Huet took the opportunity to travel in the English landscape itself, however, as detailed in letters to his wife and daughter. He compared the Long Walk at Windsor with the parc de Saint-Cloud, and visited Stonehenge and Salisbury. In his biography René-Paul showed himself aware that the latter site was associated with Constable, making a rather confused allusion to ‘the Roman camp that inspired one of Constable’s paintings’, although Huet himself makes no mention of the connection in describing his visit to his wife.78 He went on to travel through the West Country as far as Cornwall and Land’s End, making sketches and watercolours along the way.

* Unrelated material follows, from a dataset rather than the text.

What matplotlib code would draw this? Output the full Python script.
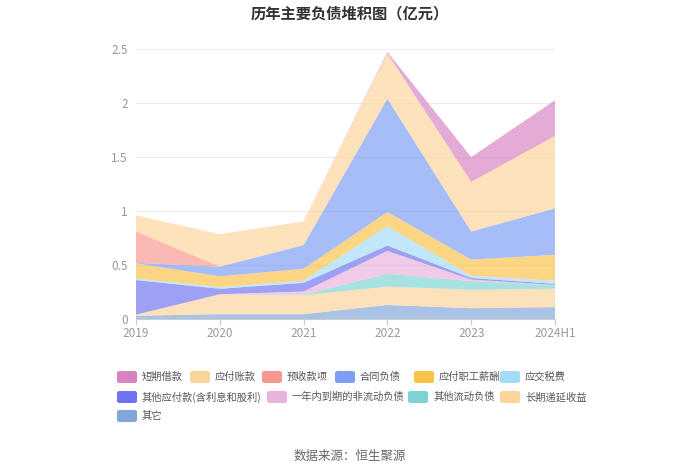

It was particularly appropriate that Huet was represented by The Flood at Saint-Cloud in London, given the English strand in its ancestry, although it is unlikely that the selection committee could have been aware of that. English commentators were just as unlikely to perceive the echo of The Hay Wain, despite the by now entrenched belief that Constable had helped to change the course of landscape painting in France. In his Handbook to the Pictures at the International Exhibition, Tom Taylor declared that ‘all modern French landscape painting’ was influenced by Constable and Bonington.79 The claim was asserted in such general and overarching terms, however, that the relationship between The Hay Wain and Huet’s painting would continue to be overlooked.